Line by line, repeat the data below exactly, beginning at the first line and ending at the line with "renderer.draw_path(gc, tpath, affine". Omit pictures.

>> start

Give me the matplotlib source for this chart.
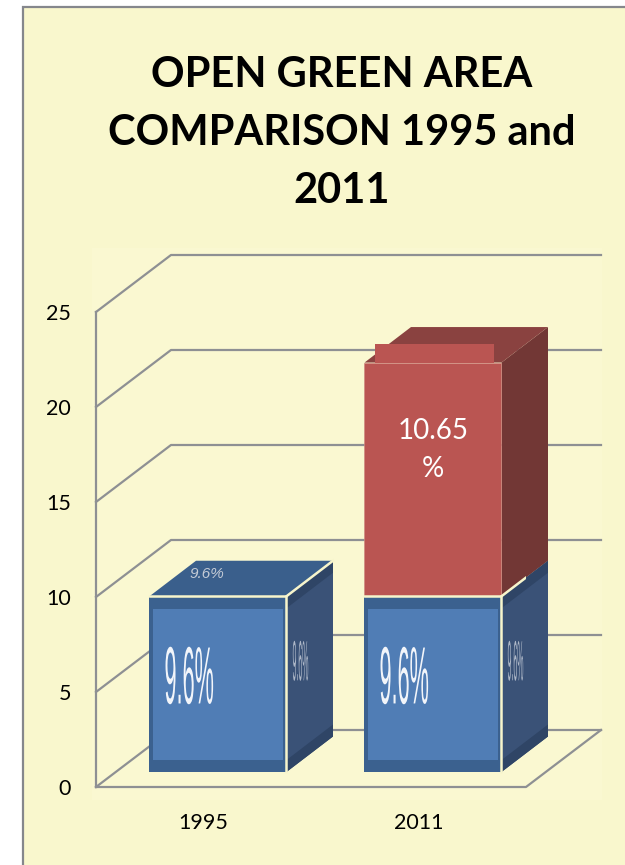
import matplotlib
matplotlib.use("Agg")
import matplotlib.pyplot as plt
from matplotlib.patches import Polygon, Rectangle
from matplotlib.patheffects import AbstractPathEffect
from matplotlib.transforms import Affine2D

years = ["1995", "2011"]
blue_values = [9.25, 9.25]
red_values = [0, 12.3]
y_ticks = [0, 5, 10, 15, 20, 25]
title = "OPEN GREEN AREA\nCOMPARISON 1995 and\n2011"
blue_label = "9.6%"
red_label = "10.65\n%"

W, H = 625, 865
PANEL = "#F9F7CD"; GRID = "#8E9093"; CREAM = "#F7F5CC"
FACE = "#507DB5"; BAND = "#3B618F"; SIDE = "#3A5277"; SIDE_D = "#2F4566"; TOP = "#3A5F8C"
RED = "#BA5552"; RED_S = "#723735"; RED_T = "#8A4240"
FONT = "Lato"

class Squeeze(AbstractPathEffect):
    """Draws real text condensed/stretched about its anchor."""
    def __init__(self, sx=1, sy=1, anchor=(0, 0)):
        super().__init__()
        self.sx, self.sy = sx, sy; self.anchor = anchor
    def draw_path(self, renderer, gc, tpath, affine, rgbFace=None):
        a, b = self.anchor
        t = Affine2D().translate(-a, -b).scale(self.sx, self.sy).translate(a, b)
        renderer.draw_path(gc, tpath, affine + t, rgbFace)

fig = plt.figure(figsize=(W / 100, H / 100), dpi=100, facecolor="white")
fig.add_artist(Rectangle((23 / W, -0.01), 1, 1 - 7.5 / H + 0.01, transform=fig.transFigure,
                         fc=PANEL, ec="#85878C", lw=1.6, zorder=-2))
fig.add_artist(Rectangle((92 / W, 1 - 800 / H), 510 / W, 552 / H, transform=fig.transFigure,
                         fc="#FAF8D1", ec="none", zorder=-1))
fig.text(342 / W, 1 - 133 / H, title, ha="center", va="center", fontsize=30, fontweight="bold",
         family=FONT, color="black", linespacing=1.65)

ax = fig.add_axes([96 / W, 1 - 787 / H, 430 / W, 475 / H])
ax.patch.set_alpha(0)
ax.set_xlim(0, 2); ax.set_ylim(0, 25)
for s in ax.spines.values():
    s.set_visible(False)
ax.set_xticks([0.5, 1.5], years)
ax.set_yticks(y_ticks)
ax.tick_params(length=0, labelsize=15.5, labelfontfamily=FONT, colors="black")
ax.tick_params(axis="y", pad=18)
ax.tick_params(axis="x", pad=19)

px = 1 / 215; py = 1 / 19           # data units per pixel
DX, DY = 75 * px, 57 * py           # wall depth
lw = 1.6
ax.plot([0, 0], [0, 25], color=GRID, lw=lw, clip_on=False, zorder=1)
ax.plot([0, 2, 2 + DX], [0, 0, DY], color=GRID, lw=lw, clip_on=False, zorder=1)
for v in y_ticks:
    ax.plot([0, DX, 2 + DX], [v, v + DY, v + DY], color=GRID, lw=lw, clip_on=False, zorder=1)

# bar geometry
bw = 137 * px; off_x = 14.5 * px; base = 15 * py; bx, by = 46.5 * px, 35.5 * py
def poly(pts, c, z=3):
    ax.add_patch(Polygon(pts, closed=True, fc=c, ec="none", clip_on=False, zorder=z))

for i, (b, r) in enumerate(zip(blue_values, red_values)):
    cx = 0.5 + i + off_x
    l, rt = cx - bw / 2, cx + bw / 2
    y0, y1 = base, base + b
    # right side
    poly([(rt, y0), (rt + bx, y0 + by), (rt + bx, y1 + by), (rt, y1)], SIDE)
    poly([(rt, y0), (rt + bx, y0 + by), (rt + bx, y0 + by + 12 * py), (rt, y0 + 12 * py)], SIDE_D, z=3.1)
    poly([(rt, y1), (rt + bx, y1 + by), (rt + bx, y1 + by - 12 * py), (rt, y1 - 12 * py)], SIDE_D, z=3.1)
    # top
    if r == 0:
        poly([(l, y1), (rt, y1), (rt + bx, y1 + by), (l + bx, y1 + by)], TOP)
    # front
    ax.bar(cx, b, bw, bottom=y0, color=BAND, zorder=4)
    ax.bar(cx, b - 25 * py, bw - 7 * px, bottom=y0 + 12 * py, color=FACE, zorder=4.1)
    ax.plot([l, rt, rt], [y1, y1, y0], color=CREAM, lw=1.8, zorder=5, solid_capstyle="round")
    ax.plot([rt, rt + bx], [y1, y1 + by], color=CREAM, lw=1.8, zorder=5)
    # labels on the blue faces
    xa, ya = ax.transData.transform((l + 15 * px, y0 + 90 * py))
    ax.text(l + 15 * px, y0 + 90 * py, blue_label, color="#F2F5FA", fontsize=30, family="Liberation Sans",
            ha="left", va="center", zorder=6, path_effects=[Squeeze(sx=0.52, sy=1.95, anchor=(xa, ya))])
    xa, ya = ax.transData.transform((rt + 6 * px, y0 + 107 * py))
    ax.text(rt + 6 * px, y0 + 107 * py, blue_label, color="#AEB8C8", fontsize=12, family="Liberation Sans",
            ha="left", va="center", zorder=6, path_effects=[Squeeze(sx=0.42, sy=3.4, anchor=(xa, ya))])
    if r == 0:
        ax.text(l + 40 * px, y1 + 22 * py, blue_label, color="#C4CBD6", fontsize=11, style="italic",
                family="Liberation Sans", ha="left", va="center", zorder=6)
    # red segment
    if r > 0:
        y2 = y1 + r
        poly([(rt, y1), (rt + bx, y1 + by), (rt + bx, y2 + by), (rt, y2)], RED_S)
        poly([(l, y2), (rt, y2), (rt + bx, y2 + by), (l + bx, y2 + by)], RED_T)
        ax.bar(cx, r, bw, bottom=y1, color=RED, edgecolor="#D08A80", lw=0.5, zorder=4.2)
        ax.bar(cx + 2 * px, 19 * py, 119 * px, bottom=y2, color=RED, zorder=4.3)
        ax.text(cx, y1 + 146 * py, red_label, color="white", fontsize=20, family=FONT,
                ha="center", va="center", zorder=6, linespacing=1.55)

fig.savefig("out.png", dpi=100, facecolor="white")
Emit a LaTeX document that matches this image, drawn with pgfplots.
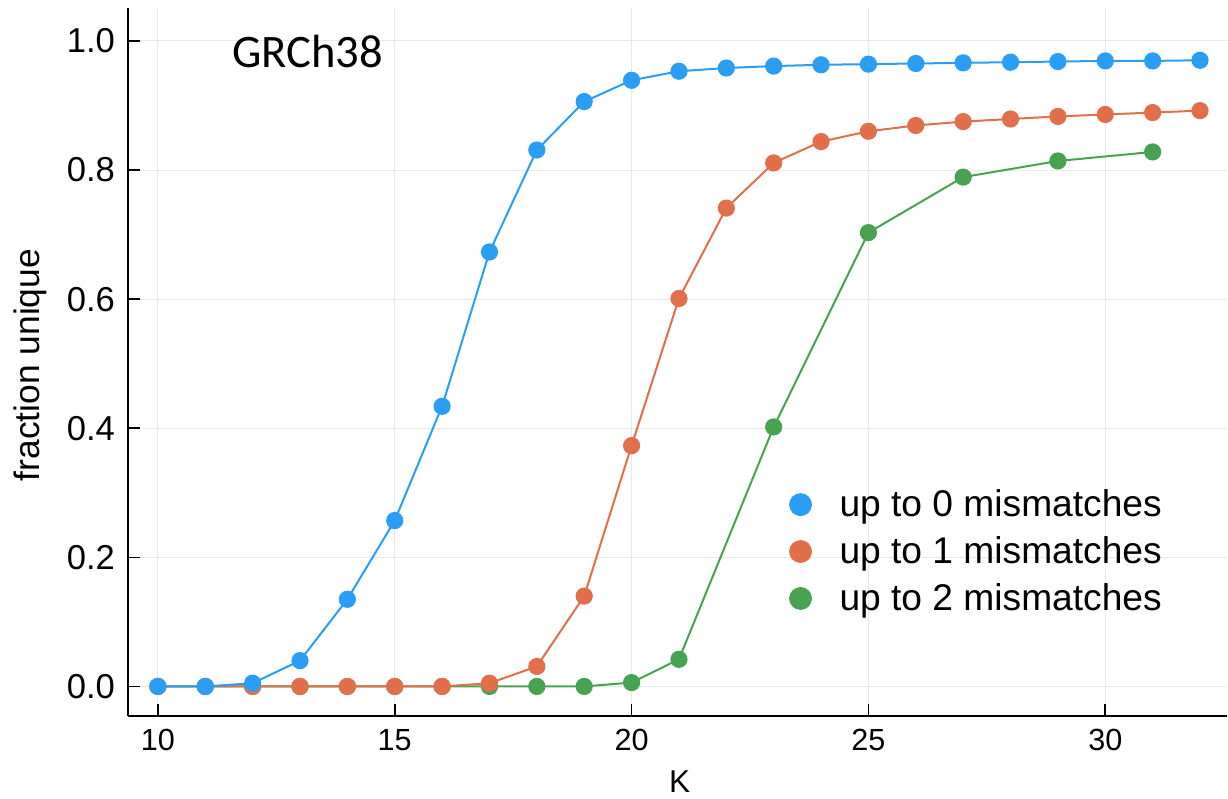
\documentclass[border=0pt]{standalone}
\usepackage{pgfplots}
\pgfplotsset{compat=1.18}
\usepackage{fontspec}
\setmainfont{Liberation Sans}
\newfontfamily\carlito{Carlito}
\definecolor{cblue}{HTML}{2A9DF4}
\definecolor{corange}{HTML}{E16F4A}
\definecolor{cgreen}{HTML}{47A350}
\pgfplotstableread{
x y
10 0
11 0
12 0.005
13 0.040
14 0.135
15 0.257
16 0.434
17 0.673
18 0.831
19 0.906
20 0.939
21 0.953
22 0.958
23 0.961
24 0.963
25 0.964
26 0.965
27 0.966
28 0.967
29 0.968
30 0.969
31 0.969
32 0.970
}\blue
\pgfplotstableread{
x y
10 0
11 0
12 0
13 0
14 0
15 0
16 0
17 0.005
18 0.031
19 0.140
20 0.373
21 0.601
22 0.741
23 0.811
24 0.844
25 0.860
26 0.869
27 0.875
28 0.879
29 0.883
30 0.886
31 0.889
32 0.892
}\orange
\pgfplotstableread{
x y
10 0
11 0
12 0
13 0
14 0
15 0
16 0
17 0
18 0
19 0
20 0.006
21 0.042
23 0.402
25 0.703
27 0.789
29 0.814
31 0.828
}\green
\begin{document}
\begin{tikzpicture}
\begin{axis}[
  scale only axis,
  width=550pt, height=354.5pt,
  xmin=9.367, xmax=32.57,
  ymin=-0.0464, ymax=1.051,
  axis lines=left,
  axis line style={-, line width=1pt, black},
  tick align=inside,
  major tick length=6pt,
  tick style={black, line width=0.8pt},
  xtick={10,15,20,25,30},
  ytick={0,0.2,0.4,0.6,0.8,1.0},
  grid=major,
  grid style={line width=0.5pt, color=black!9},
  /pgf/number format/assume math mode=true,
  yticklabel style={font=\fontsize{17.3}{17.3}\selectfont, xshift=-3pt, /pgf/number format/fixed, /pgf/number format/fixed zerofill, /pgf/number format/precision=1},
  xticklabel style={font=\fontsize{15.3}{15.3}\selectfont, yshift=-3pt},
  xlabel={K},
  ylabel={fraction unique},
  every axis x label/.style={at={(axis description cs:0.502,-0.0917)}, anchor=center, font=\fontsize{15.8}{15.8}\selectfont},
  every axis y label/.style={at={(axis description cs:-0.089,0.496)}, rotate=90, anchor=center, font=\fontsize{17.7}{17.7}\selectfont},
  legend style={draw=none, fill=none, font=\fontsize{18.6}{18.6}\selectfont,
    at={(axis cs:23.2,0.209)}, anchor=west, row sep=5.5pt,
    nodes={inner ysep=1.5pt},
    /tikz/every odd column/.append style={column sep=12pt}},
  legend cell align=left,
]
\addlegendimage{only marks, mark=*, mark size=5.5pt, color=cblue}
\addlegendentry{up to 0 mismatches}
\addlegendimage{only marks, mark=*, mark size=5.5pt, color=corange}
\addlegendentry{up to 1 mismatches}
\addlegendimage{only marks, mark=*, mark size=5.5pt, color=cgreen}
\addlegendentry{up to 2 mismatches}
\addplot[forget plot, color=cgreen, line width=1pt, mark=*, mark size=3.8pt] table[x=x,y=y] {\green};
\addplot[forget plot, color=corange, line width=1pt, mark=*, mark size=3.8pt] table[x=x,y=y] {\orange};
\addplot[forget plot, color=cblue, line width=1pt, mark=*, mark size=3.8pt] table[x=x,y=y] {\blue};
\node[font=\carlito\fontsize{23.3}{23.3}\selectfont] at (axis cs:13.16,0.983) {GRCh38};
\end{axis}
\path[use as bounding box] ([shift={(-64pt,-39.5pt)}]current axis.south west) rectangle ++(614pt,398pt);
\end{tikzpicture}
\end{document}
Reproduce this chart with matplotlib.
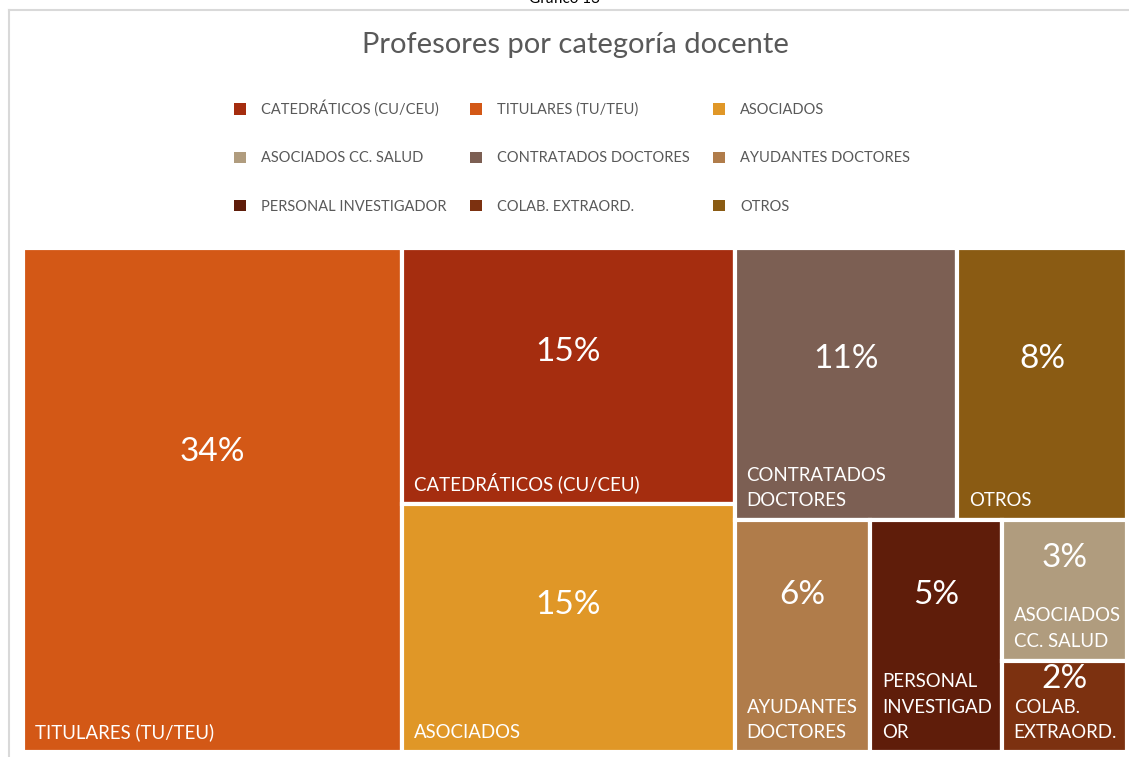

>> end

_EXERCISE SOLUTION_.
Give me the matplotlib source for this chart.
import matplotlib
matplotlib.use("Agg")
import matplotlib.pyplot as plt
from matplotlib.patches import Polygon, Rectangle
from matplotlib.patheffects import AbstractPathEffect
from matplotlib.transforms import Affine2D

years = ["1995", "2011"]
blue_values = [9.25, 9.25]
red_values = [0, 12.3]
y_ticks = [0, 5, 10, 15, 20, 25]
title = "OPEN GREEN AREA\nCOMPARISON 1995 and\n2011"
blue_label = "9.6%"
red_label = "10.65\n%"

W, H = 625, 865
PANEL = "#F9F7CD"; GRID = "#8E9093"; CREAM = "#F7F5CC"
FACE = "#507DB5"; BAND = "#3B618F"; SIDE = "#3A5277"; SIDE_D = "#2F4566"; TOP = "#3A5F8C"
RED = "#BA5552"; RED_S = "#723735"; RED_T = "#8A4240"
FONT = "Lato"

class Squeeze(AbstractPathEffect):
    """Draws real text condensed/stretched about its anchor."""
    def __init__(self, sx=1, sy=1, anchor=(0, 0)):
        super().__init__()
        self.sx, self.sy = sx, sy; self.anchor = anchor
    def draw_path(self, renderer, gc, tpath, affine, rgbFace=None):
        a, b = self.anchor
        t = Affine2D().translate(-a, -b).scale(self.sx, self.sy).translate(a, b)
        renderer.draw_path(gc, tpath, affine + t, rgbFace)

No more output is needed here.